Omit the pictures and print exactly the lines of the listing below, starting at the first and ending at the line containing "2.28e-9, 2.2e-9, 2.26e-9, 2.22e-9, 2.16e-9, 2.18e-9]".

## BEGIN Data segment

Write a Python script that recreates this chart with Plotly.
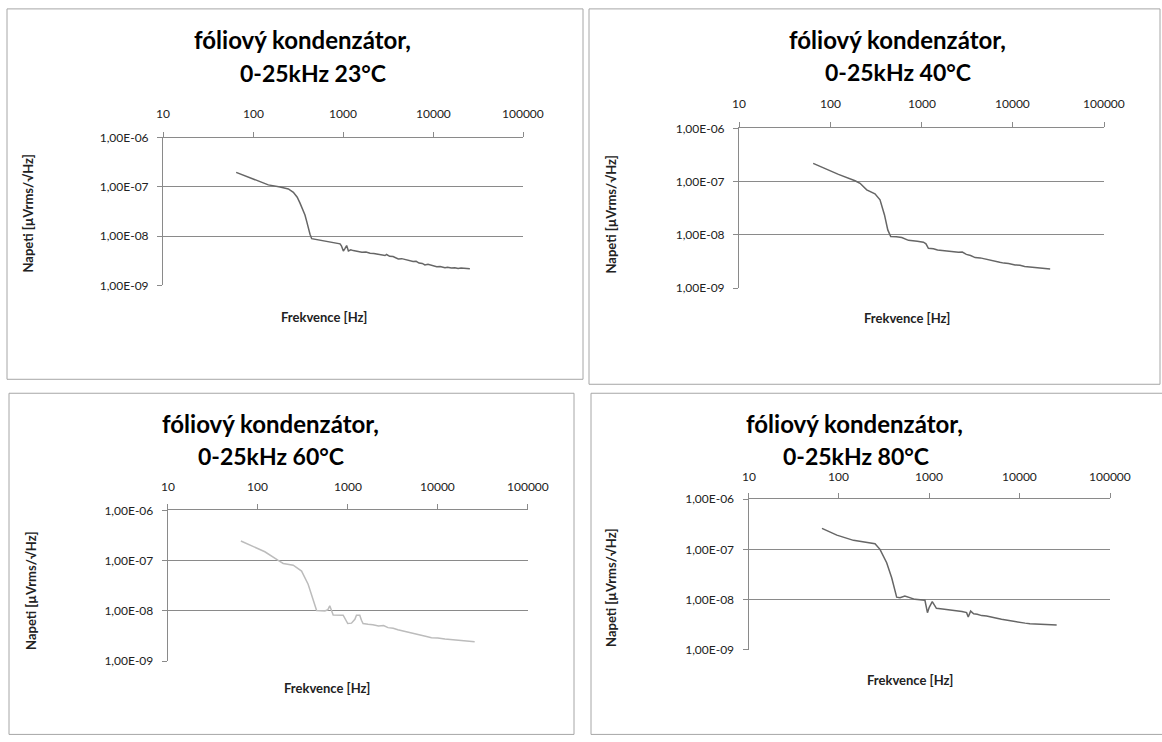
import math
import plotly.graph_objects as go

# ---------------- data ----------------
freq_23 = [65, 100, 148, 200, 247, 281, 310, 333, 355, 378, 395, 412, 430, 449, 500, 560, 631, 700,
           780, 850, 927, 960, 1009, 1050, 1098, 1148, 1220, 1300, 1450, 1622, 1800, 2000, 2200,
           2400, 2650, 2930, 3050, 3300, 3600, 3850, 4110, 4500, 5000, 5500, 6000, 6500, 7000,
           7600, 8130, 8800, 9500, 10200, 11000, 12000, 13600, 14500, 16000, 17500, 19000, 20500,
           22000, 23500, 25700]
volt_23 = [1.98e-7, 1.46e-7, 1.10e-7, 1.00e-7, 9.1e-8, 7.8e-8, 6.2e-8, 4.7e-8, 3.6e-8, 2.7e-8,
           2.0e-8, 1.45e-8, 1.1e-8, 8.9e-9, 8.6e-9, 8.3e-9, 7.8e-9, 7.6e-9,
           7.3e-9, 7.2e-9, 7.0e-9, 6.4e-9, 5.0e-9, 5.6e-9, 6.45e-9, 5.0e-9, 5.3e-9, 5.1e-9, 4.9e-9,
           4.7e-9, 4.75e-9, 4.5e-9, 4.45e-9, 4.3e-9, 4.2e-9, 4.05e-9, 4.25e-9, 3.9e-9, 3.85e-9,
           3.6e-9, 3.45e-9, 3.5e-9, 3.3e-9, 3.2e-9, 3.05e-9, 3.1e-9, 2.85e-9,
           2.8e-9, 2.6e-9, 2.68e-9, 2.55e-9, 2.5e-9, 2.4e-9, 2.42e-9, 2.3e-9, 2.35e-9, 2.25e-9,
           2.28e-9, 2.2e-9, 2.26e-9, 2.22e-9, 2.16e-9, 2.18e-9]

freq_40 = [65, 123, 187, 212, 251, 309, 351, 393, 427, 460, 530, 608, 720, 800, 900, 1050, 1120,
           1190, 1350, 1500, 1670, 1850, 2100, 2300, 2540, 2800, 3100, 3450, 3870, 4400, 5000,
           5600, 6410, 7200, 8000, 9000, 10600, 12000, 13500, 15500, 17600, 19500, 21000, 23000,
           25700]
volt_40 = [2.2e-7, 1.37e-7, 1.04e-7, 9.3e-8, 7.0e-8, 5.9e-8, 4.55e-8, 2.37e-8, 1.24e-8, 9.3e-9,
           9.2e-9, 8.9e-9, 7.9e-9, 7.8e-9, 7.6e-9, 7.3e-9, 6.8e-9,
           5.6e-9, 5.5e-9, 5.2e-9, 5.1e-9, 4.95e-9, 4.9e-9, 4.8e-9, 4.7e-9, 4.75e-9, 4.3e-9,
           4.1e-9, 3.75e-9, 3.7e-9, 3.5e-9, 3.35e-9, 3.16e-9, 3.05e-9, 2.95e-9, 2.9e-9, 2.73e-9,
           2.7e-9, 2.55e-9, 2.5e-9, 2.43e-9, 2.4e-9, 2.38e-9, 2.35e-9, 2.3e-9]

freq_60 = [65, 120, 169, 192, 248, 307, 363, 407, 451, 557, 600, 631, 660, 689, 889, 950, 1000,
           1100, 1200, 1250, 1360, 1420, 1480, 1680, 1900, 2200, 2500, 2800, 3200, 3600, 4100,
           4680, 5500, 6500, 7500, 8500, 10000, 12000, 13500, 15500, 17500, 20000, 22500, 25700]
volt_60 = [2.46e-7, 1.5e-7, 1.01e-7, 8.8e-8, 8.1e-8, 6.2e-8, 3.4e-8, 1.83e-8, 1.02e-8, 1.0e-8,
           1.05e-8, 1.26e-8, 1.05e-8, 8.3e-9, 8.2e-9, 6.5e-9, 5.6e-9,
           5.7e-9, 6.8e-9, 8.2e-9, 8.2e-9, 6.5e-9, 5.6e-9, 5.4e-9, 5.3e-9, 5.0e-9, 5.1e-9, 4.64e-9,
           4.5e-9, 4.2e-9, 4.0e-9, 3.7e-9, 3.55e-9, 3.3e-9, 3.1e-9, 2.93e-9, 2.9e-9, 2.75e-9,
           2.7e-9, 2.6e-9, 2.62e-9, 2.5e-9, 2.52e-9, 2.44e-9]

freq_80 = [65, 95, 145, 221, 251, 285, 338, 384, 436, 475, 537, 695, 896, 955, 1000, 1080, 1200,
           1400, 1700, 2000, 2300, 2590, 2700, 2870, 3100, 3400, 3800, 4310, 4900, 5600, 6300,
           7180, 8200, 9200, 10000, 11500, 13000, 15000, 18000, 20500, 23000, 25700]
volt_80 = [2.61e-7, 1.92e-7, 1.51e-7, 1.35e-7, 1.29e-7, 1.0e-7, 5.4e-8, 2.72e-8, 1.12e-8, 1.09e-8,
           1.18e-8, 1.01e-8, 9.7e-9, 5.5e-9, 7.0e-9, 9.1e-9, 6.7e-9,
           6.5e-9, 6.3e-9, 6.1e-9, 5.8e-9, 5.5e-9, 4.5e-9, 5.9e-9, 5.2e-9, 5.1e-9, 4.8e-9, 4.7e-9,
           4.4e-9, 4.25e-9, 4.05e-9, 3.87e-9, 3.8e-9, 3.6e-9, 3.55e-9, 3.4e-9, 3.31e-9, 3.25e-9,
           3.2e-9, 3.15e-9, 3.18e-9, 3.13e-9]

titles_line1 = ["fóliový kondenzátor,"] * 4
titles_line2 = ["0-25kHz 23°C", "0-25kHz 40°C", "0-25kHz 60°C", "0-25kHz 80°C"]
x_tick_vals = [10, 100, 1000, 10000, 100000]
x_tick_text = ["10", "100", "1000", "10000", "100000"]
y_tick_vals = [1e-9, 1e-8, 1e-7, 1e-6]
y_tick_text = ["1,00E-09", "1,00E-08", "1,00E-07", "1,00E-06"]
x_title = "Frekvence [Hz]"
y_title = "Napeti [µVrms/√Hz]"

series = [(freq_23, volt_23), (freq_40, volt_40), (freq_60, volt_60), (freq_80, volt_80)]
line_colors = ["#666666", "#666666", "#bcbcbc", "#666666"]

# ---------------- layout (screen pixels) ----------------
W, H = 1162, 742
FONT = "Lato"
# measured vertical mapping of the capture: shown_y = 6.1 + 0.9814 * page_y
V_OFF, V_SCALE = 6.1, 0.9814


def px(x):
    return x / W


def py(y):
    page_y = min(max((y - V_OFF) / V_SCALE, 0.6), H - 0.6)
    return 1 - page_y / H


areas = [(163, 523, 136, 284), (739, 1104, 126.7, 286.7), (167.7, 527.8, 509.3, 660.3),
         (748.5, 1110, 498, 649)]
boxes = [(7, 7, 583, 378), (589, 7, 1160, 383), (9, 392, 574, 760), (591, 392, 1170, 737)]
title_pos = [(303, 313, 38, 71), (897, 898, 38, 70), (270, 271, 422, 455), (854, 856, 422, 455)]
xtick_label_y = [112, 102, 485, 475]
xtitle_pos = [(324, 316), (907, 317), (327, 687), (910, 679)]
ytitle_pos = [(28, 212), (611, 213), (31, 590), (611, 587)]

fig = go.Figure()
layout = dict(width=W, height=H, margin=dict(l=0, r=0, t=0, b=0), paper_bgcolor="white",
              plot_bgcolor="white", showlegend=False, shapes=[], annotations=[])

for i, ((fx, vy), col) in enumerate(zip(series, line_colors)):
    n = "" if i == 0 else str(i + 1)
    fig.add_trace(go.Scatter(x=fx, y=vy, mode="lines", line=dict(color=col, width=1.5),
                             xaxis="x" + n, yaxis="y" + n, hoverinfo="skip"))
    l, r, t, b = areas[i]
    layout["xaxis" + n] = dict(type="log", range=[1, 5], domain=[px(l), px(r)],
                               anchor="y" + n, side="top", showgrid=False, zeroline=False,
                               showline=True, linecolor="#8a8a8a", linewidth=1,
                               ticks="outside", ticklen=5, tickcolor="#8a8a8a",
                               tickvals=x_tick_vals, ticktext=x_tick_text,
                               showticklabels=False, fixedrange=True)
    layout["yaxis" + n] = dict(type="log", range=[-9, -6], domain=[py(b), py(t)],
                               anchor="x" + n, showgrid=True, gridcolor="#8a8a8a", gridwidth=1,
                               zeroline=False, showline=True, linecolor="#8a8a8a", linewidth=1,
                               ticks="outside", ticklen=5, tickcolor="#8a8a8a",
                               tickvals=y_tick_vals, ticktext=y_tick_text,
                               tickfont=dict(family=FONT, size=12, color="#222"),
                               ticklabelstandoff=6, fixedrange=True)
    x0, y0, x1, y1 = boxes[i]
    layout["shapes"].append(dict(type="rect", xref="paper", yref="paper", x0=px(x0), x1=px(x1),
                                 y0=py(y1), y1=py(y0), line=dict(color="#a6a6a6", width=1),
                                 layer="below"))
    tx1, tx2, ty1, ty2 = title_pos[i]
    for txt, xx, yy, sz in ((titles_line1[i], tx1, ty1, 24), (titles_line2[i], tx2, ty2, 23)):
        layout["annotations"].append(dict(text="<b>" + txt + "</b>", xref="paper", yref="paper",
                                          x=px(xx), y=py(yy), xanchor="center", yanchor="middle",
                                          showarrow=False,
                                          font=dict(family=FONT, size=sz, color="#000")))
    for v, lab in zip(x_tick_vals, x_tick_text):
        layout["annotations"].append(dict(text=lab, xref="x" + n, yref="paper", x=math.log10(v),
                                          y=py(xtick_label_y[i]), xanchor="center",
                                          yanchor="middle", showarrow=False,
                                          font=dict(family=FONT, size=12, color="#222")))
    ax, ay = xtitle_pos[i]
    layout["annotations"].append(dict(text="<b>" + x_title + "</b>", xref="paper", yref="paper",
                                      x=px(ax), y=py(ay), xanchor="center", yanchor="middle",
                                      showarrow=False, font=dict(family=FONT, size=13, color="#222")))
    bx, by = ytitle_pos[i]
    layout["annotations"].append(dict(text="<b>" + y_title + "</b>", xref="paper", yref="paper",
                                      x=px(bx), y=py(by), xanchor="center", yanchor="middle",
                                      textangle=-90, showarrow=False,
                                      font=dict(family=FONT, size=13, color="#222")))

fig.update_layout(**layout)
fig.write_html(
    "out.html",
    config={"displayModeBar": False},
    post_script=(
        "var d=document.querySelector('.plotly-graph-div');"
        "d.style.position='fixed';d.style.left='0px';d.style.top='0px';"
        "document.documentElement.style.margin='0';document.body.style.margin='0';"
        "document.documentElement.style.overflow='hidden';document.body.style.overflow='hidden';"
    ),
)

## END Data segment

Result for this exercise
Write a Python script that recreates this chart with Plotly.
import math
import plotly.graph_objects as go

# ---------------- data ----------------
freq_23 = [65, 100, 148, 200, 247, 281, 310, 333, 355, 378, 395, 412, 430, 449, 500, 560, 631, 700,
           780, 850, 927, 960, 1009, 1050, 1098, 1148, 1220, 1300, 1450, 1622, 1800, 2000, 2200,
           2400, 2650, 2930, 3050, 3300, 3600, 3850, 4110, 4500, 5000, 5500, 6000, 6500, 7000,
           7600, 8130, 8800, 9500, 10200, 11000, 12000, 13600, 14500, 16000, 17500, 19000, 20500,
           22000, 23500, 25700]
volt_23 = [1.98e-7, 1.46e-7, 1.10e-7, 1.00e-7, 9.1e-8, 7.8e-8, 6.2e-8, 4.7e-8, 3.6e-8, 2.7e-8,
           2.0e-8, 1.45e-8, 1.1e-8, 8.9e-9, 8.6e-9, 8.3e-9, 7.8e-9, 7.6e-9,
           7.3e-9, 7.2e-9, 7.0e-9, 6.4e-9, 5.0e-9, 5.6e-9, 6.45e-9, 5.0e-9, 5.3e-9, 5.1e-9, 4.9e-9,
           4.7e-9, 4.75e-9, 4.5e-9, 4.45e-9, 4.3e-9, 4.2e-9, 4.05e-9, 4.25e-9, 3.9e-9, 3.85e-9,
           3.6e-9, 3.45e-9, 3.5e-9, 3.3e-9, 3.2e-9, 3.05e-9, 3.1e-9, 2.85e-9,
           2.8e-9, 2.6e-9, 2.68e-9, 2.55e-9, 2.5e-9, 2.4e-9, 2.42e-9, 2.3e-9, 2.35e-9, 2.25e-9,
           2.28e-9, 2.2e-9, 2.26e-9, 2.22e-9, 2.16e-9, 2.18e-9]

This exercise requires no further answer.